Qual é o problema
1 - O que traz de novo a aplicação do mecanismo de solidariedade da FIFA às transferências internas com "dimensão internacional"?
O mecanismo de solidariedade encontra-se consagrado no Regulamento de Transferências de jogadores FIFA, "FIFA Regulations on the Status and Transfer of Players", tratando-se de uma compensação atribuída a qualquer clube que tenha contribuido para a educação e formação de um jogador profissional, sendo estabelecido que 5% de qualquer compensação tem de ser obrigatoriamente deduzida e distribuída pelos clubes formadores que tenham tido o jogador oficialmente registado entre as épocas desportivas dos seus 12 aos 23 anos de idade.
Este mecanismo não tem sido, infelizmente, suficiente, para evitar o contínuo fosso entre associações nacionais, ligas e clubes, não estando a cumprir o seu papel redistributivo de forma efetiva.
Um "pequeno passo" introduzido pela FIFA no Regulamento para assegurar a maior eficiência e abrangência do mecanismo de solidariedade foi a entrada em vigor, no passado dia 1 de julho de 2020, da extensão de aplicação do mecanismo às transferências internas com "dimensão internacional".
Anteriormente o mecanismo de solidariedade da FIFA apenas atuava no caso de transferências internacionais (não obstante o facto de cada associação poder consagrar nos seus próprios regulamentos um mecanismo de solidariedade interno para transferências nacionais, como é aliás o caso de Portugal).

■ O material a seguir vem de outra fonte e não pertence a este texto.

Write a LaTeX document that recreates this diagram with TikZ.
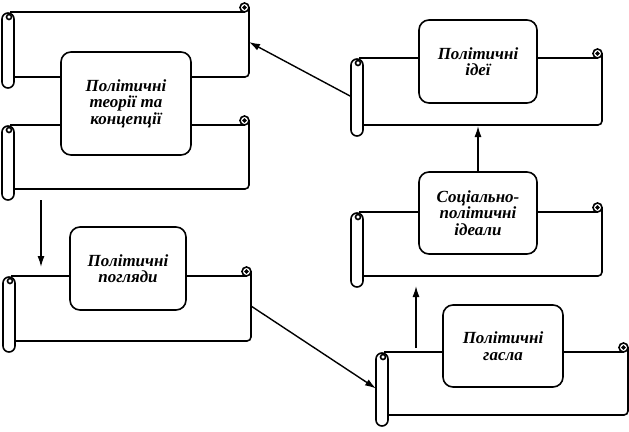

Atualmente, no anexo 5, número 2, do Regulamento, a FIFA veio então estabelecer que as transferências internas originarão também contribuições de solidariedade "quando um jogador profissional seja transferido, de forma temporária ou permanente, ente clubes da mesma associação, desde que o clube formador seja afiliado de uma associação diferente".
Como exemplo prático, olhemos para a transferência do jogador Diogo Jota do Wolverhampton para o Liverpool em setembro de 2020. Ao abrigo do regime anterior, esta transferência não originaria qualquer mecanismo de solidariedade por se tratar de uma transferência interna, ou seja, os 5% de uma transferência de um montante a rondar os 45M€ não seriam re-distribuidos pelos clubes formadores. Ao abrigo do novo regime, os clubes formadores afiliados de uma associação diferente da inglesa (caso dos clubes portugueses Gondomar, Paços de Ferreira ou FC Porto) puderam beneficiar da re-distribuição proporcional desencadeada por este mecanismo.
2 – A extensão de aplicação do mecanismo de solidariedade às transferências internas com "dimensão internacional" é uma medida suficiente no âmbito da reforma deste mecanismo?
A resposta é não. Entendemos que a FIFA deveria não só aconselhar, mas também verdadeiramente impor a aplicação do mecanismo de solidariedade a todas as transferências internas, independentemente de existir ou não uma componente internacional, aplicando por exemplo sanções fortes e eficazes às associações nacionais que não viessem a adotar o mecanismo nos seus regulamentos internos. Os clubes formadores não podem ver os seus esforços serem deixados à sorte dos seus talentos virem a ser transferidos apenas internacionalmente, sendo que só com a aplicação global a todas as transferências é que a FIFA e o seu mecanismo de solidariedade assumirão o seu verdadeiro papel aglutinador e de promoção da competitivade, equidade e justiça no futebol.